The "Right 2 Dream Too" homeless camp and associated property has long been a point of contention between the city and Michael Wright, who owns the land at 319 W. Burnside.
As part of a deal announced Monday, Wright will drop a lawsuit he had filed against the city about his property and the city will waive around $20,000 in fines levied against Wright.
The Right 2 Dream Too camp will also move from the Burnside location to a spot under the Broadway Bridge near Union Station. Portland City Commissioner Amanda Fritz helped broker the deal and called the solution a "pilot" program.

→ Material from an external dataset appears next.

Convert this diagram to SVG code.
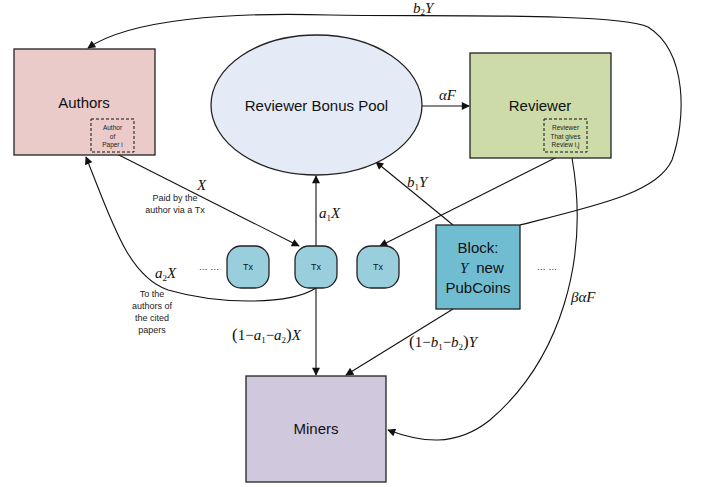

The deal for the camp to operate in the Pearl District only lasts for one year. Fritz said the goal during that time is to work out a long-term solution.
She also said camp organizers and city officials will meet with concerned residents over the next month. Camp officials said they want any concerned Pearl neighbors to have an open dialogue and get to know how the camp operates.

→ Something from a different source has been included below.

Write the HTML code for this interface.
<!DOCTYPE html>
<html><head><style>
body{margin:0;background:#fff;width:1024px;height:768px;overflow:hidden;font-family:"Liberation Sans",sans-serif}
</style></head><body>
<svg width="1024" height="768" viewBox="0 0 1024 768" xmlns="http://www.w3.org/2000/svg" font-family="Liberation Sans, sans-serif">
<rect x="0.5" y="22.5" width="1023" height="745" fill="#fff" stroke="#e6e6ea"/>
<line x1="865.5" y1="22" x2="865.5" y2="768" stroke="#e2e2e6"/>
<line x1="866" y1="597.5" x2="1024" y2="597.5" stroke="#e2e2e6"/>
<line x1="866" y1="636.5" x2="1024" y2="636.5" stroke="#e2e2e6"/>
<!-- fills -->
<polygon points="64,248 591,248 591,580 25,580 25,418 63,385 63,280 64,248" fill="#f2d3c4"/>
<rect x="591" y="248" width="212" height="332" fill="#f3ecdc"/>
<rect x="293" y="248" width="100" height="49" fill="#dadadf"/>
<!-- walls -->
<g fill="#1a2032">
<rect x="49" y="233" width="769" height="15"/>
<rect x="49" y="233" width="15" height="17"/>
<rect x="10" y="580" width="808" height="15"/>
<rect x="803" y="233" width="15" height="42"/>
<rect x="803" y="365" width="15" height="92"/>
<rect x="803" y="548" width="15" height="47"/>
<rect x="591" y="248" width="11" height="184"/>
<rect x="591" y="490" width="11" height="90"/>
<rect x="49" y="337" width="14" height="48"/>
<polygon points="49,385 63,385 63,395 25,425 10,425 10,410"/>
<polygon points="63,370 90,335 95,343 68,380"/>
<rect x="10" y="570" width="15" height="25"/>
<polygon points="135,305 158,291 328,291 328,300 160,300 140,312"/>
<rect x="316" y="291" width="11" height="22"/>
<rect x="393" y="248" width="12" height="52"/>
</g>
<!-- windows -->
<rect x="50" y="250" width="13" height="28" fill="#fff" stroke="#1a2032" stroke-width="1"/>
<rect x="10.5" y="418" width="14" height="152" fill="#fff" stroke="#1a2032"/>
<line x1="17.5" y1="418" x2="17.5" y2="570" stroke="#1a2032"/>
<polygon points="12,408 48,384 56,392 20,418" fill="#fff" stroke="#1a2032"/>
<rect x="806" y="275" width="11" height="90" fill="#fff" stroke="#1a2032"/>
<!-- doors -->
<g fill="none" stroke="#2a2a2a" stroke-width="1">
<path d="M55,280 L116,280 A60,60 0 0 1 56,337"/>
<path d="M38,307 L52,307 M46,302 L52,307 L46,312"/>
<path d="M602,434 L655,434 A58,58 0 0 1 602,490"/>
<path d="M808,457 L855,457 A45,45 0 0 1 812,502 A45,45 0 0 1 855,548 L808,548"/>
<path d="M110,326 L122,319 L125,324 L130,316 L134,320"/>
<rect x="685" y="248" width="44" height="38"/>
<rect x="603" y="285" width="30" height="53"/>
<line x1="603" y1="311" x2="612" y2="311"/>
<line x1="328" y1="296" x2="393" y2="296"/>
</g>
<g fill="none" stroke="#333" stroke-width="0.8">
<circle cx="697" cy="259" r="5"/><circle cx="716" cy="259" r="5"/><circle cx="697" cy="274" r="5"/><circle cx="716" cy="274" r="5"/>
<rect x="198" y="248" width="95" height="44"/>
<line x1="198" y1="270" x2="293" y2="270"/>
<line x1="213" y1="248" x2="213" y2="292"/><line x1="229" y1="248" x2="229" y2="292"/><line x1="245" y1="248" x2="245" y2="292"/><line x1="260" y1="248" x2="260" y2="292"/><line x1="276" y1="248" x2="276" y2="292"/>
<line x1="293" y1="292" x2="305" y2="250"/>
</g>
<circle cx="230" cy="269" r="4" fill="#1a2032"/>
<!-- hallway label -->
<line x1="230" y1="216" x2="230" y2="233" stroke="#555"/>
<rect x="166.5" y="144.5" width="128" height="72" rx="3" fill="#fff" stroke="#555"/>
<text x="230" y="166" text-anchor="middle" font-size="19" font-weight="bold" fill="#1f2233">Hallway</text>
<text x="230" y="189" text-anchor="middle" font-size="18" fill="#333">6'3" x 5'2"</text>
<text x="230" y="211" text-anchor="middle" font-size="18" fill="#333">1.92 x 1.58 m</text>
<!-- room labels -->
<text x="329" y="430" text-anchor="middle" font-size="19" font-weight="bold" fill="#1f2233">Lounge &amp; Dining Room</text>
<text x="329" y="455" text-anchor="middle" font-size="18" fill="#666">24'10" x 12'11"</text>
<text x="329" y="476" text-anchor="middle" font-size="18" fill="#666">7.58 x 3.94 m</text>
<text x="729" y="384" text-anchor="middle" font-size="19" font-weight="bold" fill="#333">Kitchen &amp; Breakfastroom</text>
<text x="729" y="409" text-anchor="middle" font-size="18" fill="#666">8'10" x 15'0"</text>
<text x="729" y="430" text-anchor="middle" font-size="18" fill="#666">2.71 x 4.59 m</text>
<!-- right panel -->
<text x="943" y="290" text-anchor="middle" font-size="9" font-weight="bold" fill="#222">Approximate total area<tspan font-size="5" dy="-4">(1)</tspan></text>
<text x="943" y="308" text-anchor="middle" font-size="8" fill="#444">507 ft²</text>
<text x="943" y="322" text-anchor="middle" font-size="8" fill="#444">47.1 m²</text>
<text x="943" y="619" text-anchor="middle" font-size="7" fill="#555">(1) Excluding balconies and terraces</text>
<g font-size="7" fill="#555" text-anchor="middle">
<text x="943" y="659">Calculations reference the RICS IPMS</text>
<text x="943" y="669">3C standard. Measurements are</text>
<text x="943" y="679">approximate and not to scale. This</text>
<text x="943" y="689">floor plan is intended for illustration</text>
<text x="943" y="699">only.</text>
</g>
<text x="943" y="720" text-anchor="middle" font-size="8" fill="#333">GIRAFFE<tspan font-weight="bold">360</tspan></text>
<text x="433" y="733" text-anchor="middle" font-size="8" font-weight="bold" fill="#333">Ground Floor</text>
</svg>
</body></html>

The move will not happen immediately, Fritz said. Right 2 Dream Too organizers will have to get the proper permits for the new site.
Those details will be worked out over the next 30 days. They will continue to pay for utility and bathroom costs, plus will have to have liability insurance.

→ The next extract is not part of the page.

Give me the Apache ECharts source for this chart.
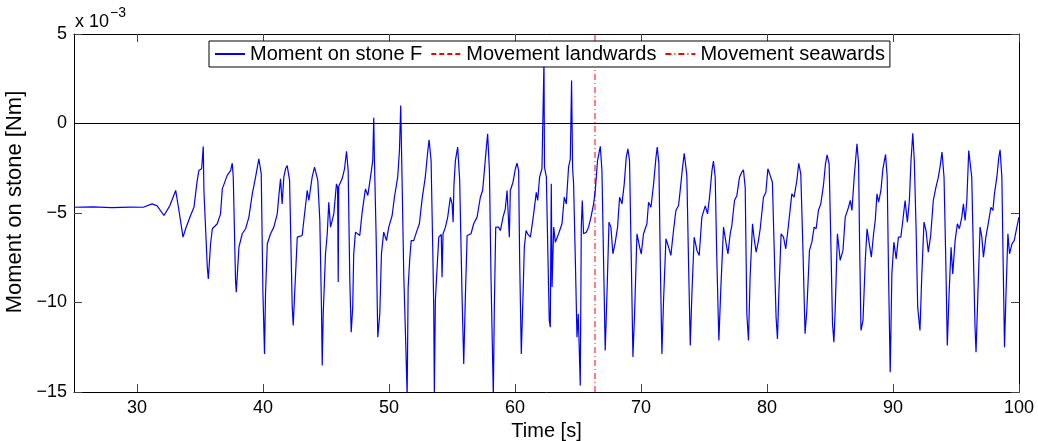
<!DOCTYPE html>
<html><head><meta charset="utf-8">
<script src="https://cdn.jsdelivr.net/npm/echarts@6/dist/echarts.min.js"></script>
<style>html,body{margin:0;padding:0;background:#fff}#c{width:1038px;height:441px}</style>
</head><body><div id="c"></div>
<script>
// Time [s]
const timeS = [25.0,26.5,28.0,29.5,30.5,31.2,31.6,32.14,32.6,33.07,33.33,33.65,33.86,34.25,34.52,34.78,34.91,35.13,35.26,35.31,35.58,35.66,35.84,35.98,36.37,36.63,36.77,37.16,37.43,37.56,37.64,37.82,37.88,38.09,38.35,38.62,38.88,39.15,39.41,39.67,39.86,39.99,40.12,40.2,40.34,40.6,40.86,41.13,41.26,41.39,41.52,41.65,41.79,41.92,42.11,42.32,42.4,42.5,42.72,43.11,43.24,43.51,43.64,43.9,44.09,44.35,44.51,44.64,44.7,44.78,44.96,45.1,45.22,45.36,45.62,45.83,45.92,45.97,46.01,46.28,46.47,46.63,46.76,46.89,47.0,47.12,47.2,47.34,47.68,47.87,48.13,48.32,48.53,48.71,48.79,48.84,48.98,49.11,49.27,49.4,49.58,49.8,49.98,50.25,50.43,50.69,50.83,50.93,51.01,51.17,51.3,51.44,51.52,51.64,51.76,51.96,52.18,52.41,52.63,52.88,53.07,53.18,53.34,53.47,53.55,53.6,53.68,53.82,53.95,54.15,54.21,54.29,54.48,54.66,54.87,55.01,55.09,55.15,55.27,55.45,55.61,55.8,55.93,56.06,56.2,56.51,56.72,56.99,57.25,57.43,57.57,57.73,57.83,57.97,58.1,58.2,58.28,58.36,58.47,58.7,58.84,59.05,59.23,59.37,59.5,59.55,59.63,59.84,60.03,60.16,60.29,60.37,60.5,60.64,60.74,60.88,61.0,61.22,61.43,61.69,61.8,61.95,62.14,62.27,62.3,62.34,62.49,62.62,62.72,62.8,62.88,62.94,63.07,63.2,63.46,63.73,63.91,64.07,64.25,64.39,64.49,64.57,64.65,64.79,64.92,65.02,65.18,65.26,65.34,65.44,65.66,65.84,66.03,66.24,66.37,66.55,66.77,66.9,67.03,67.16,67.3,67.46,67.61,67.77,67.96,68.14,68.3,68.49,68.67,68.83,68.96,69.09,69.23,69.36,69.49,69.68,69.89,70.02,70.2,70.47,70.6,70.79,71.0,71.19,71.29,71.42,71.53,71.66,71.79,71.98,72.19,72.37,72.58,72.77,72.98,73.11,73.3,73.43,73.64,73.77,73.91,74.04,74.22,74.44,74.62,74.83,75.1,75.28,75.44,75.63,75.75,75.89,76.02,76.18,76.34,76.55,76.76,76.9,77.08,77.21,77.42,77.61,77.82,78.0,78.13,78.27,78.4,78.53,78.66,78.85,78.98,79.14,79.32,79.46,79.72,79.91,80.07,80.25,80.43,80.56,80.72,80.83,80.94,81.12,81.31,81.49,81.7,81.97,82.15,82.37,82.52,82.68,82.84,83.02,83.16,83.37,83.56,83.74,83.9,84.08,84.27,84.48,84.64,84.77,84.93,85.07,85.2,85.31,85.41,85.59,85.81,86.03,86.21,86.47,86.61,86.74,86.92,87.14,87.27,87.35,87.46,87.62,87.8,87.94,88.12,88.28,88.46,88.59,88.73,88.86,89.04,89.2,89.41,89.54,89.65,89.78,89.91,90.07,90.25,90.43,90.62,90.78,90.96,91.14,91.3,91.43,91.57,91.69,91.83,91.96,92.14,92.28,92.46,92.62,92.8,92.99,93.2,93.41,93.6,93.73,93.89,94.05,94.19,94.31,94.45,94.61,94.74,94.93,95.11,95.27,95.46,95.59,95.72,95.86,96.01,96.12,96.25,96.38,96.51,96.59,96.73,96.91,97.05,97.18,97.37,97.58,97.77,97.93,98.05,98.24,98.4,98.5,98.64,98.74,98.85,98.96,99.12,99.25,99.44,99.62,99.83,100.0];
// Moment on stone F [x 10^-3 Nm]
const momentE3 = [-4.68,-4.66,-4.7,-4.67,-4.68,-4.49,-4.6,-5.14,-4.6,-3.74,-4.86,-6.35,-5.88,-5.14,-4.68,-3.18,-2.63,-2.53,-1.28,-3.74,-8.03,-8.68,-6.72,-5.88,-5.6,-5.05,-3.65,-2.9,-2.63,-2.22,-3.0,-8.77,-9.42,-6.91,-6.16,-5.88,-5.23,-3.93,-3.0,-1.97,-2.81,-9.33,-12.87,-9.51,-6.72,-6.16,-5.79,-5.05,-4.02,-3.09,-4.49,-3.0,-2.53,-2.35,-3.18,-10.26,-11.28,-9.7,-6.35,-6.26,-5.42,-3.74,-4.3,-3.0,-2.44,-3.18,-5.42,-10.26,-13.52,-10.63,-7.28,-6.16,-4.4,-5.79,-5.05,-3.37,-3.6,-8.86,-3.5,-3.09,-2.53,-1.55,-2.63,-8.77,-11.66,-10.26,-7.28,-6.07,-6.26,-4.95,-3.65,-4.02,-3.0,-2.07,0.32,-1.88,-6.35,-11.94,-10.63,-7.28,-6.07,-6.54,-5.79,-5.14,-4.12,-3.0,-1.51,1.0,-2.07,-8.4,-11.56,-15.2,-9.14,-7.65,-6.54,-6.54,-6.07,-5.6,-4.21,-3.0,-1.6,-0.91,-2.07,-6.91,-10.26,-15.2,-9.89,-8.03,-6.35,-6.2,-8.59,-6.16,-5.79,-5.23,-4.12,-4.49,-5.51,-3.5,-2.07,-1.32,-3.18,-9.7,-13.43,-9.7,-6.26,-6.16,-5.6,-5.23,-4.12,-3.74,-2.63,-1.32,-0.58,-2.63,-8.77,-12.31,-15.2,-10.26,-5.79,-5.79,-5.98,-5.23,-4.77,-3.74,-3.8,-6.35,-3.74,-3.28,-2.53,-2.22,-2.63,-7.65,-12.87,-9.51,-6.91,-5.98,-6.16,-6.35,-5.33,-3.84,-4.3,-3.0,-2.53,-2.44,3.5,-2.44,-3.0,-7.65,-11.0,-11.38,-3.37,-9.14,-5.79,-6.63,-6.16,-5.6,-4.12,-4.49,-2.44,-1.97,2.4,-2.44,-3.37,-7.65,-11.94,-10.63,-14.64,-5.79,-4.3,-6.16,-6.07,-5.79,-5.23,-4.49,-3.74,-2.07,-1.28,-2.63,-7.65,-12.68,-9.51,-5.51,-5.79,-7.28,-6.63,-5.79,-4.12,-4.49,-3.37,-1.88,-1.42,-2.07,-7.65,-13.05,-10.63,-6.16,-6.91,-7.28,-6.16,-5.6,-4.4,-4.68,-3.37,-1.88,-1.32,-2.25,-7.65,-12.87,-9.89,-6.44,-6.91,-7.37,-5.98,-4.86,-4.58,-3.74,-2.44,-1.66,-2.9,-7.65,-12.4,-9.51,-6.35,-7.09,-7.37,-5.23,-4.6,-5.05,-4.12,-2.63,-2.1,-3.0,-7.65,-12.12,-9.14,-5.79,-6.72,-7.28,-6.16,-5.7,-4.3,-4.02,-3.0,-2.72,-2.59,-3.56,-10.63,-12.12,-8.59,-5.6,-6.44,-7.19,-6.54,-5.88,-4.12,-3.84,-2.53,-2.9,-3.28,-6.72,-10.82,-12.03,-9.51,-6.16,-6.35,-7.0,-5.7,-3.93,-4.12,-3.18,-2.22,-2.81,-6.72,-11.75,-10.45,-7.09,-6.63,-5.79,-5.88,-4.86,-4.49,-3.46,-2.25,-1.75,-2.25,-6.72,-11.19,-12.22,-10.45,-6.16,-7.65,-7.09,-5.23,-4.68,-4.3,-4.86,-3.0,-1.13,-2.25,-6.72,-11.56,-11.0,-7.65,-5.88,-6.72,-7.47,-6.16,-5.42,-3.93,-4.4,-3.74,-2.53,-1.73,-3.0,-8.59,-13.89,-8.4,-6.63,-7.56,-6.35,-6.35,-5.42,-4.3,-5.51,-4.3,-2.07,-0.54,-2.07,-5.79,-10.26,-11.56,-8.59,-5.51,-5.98,-7.19,-6.26,-4.3,-3.56,-3.0,-2.44,-1.6,-3.0,-7.65,-12.4,-9.51,-6.91,-8.4,-6.54,-5.6,-5.88,-5.23,-4.49,-5.42,-4.3,-1.51,-1.51,-3.0,-7.28,-11.38,-12.78,-9.7,-5.79,-6.35,-7.47,-6.35,-5.51,-4.68,-4.86,-3.93,-3.0,-1.88,-1.47,-3.0,-7.65,-12.5,-9.7,-6.16,-7.28,-6.72,-6.54,-5.79,-5.23];
const xTicks = [30,40,50,60,70,80,90,100];
const yTicks = [-15,-10,-5,0,5];
const landwardsTimes = [];
const seawardsTimes = [66.35];
const zeroLevel = [0];
const seriesNames = ['Moment on stone F','Movement landwards','Movement seawards'];

const FONT = '"Liberation Sans", Arial, Helvetica, sans-serif';
const fmt = v => String(v).replace('-', '\u2212');
const chart = echarts.init(document.getElementById('c'), null, {renderer:'canvas'});
const momentData = timeS.map((t,i)=>[t, momentE3[i]]);
const yMin = yTicks[0], yMax = yTicks[yTicks.length-1];
// vertical event lines spanning full y range, separated by null gaps
const vLines = times => times.flatMap(t => [[t, yMin], [t, yMax], null]);
const tickStyle = {show:true, inside:true, length:8, lineStyle:{color:'#444', width:1}};
const lineAx = {show:true, onZero:false, lineStyle:{color:'#000', width:1}};

chart.setOption({
  animation:false,
  backgroundColor:'#fff',
  grid:{left:74, right:19, top:34, bottom:49, containLabel:false, outerBoundsMode:'none'},
  legend:{
    data:seriesNames, left:209, top:41, itemWidth:30, itemHeight:12, itemGap:8, z:10,
    padding:[3,5,3,5], backgroundColor:'#fff', borderColor:'#000', borderWidth:1, borderRadius:0,
    itemStyle:{color:'rgba(0,0,0,0)', borderColor:'rgba(0,0,0,0)', borderWidth:0},
    textStyle:{fontSize:20, fontFamily:FONT, color:'#000'}, selectedMode:false
  },
  xAxis:[{
    type:'value', min:25, max:100, position:'bottom',
    name:'Time [s]', nameLocation:'middle', nameGap:24,
    nameTextStyle:{fontSize:20, fontFamily:FONT, color:'#000'},
    axisLine:lineAx, axisTick:Object.assign({customValues:xTicks}, tickStyle),
    axisLabel:{customValues:xTicks, fontSize:18, fontFamily:FONT, color:'#000', margin:7},
    splitLine:{show:false}
  },{
    type:'value', min:25, max:100, position:'top',
    axisLine:lineAx, axisTick:Object.assign({customValues:xTicks}, tickStyle),
    axisLabel:{show:false}, splitLine:{show:false}
  }],
  yAxis:[{
    type:'value', min:yMin, max:yMax, interval:5, position:'left',
    name:'Moment on stone [Nm]', nameLocation:'middle', nameGap:37,
    nameTextStyle:{fontSize:22, fontFamily:FONT, color:'#000', padding:[0,0,0,22]},
    axisLine:lineAx, axisTick:tickStyle,
    axisLabel:{fontSize:18, fontFamily:FONT, color:'#000', margin:7, formatter:fmt},
    splitLine:{show:false}
  },{
    type:'value', min:yMin, max:yMax, interval:5, position:'right',
    axisLine:lineAx, axisTick:tickStyle,
    axisLabel:{show:false}, splitLine:{show:false}
  }],
  series:[{
    name:seriesNames[0], type:'line', data:momentData, showSymbol:false, symbol:'none',
    lineStyle:{color:'#0000ff', width:1.2}, itemStyle:{color:'#0000ff'}, color:'#0000ff', clip:true, z:3,
    markLine:{silent:true, symbol:'none', label:{show:false}, animation:false,
      lineStyle:{color:'#000', width:1, type:'solid'},
      data:zeroLevel.map(v=>({yAxis:v}))}
  },{
    name:seriesNames[1], type:'line', data:vLines(landwardsTimes), showSymbol:false, symbol:'none',
    connectNulls:false, color:'#ff0000',
    lineStyle:{color:'#ff0000', width:1, type:[5,3]}, itemStyle:{color:'#ff0000'}, z:2
  },{
    name:seriesNames[2], type:'line', data:vLines(seawardsTimes), showSymbol:false, symbol:'none',
    connectNulls:false, color:'#ff0000',
    lineStyle:{color:'#ff0000', width:1, type:[6,3,1,3]}, itemStyle:{color:'#ff0000'}, z:2
  }],
  graphic:[
    {type:'text', left:75, top:13, style:{text:'x 10', font:'18px ' + FONT, fill:'#000'}},
    {type:'text', left:110, top:6, style:{text:'\u22123', font:'14px ' + FONT, fill:'#000'}}
  ]
});
</script></body></html>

"There are guidelines in place and we're going to do everything possible to make sure if the move does happen it will be a safe, healthy and successful thing for everybody," said Right 2 Dream Too spokeswoman Amber Dunks.
Fritz said she is not expecting there will be any issues with getting the proper permits at the new site. The city owns the parking lot where the new camp will be located.
Right 2 Dream Too board president Ibrahim Mubarak called the camp a "rest area" and said during the past two years 71 people have used their services to find permanent housing and work.
Dunks called Right 2 Dream Too home herself for 17 months when her life crumbled.
"It helped me get ready in a non-hostile environment that worked around what I was going through to be able to get to that next step," she told KATU.
That next step was landing a job and moving into an apartment last month.
For the "dreamers" who live in Right 2 Dream Too, the place is more than a camping location. Dunks says it's a place to get back on your feet.
"We look after ourselves and we look after the neighborhood."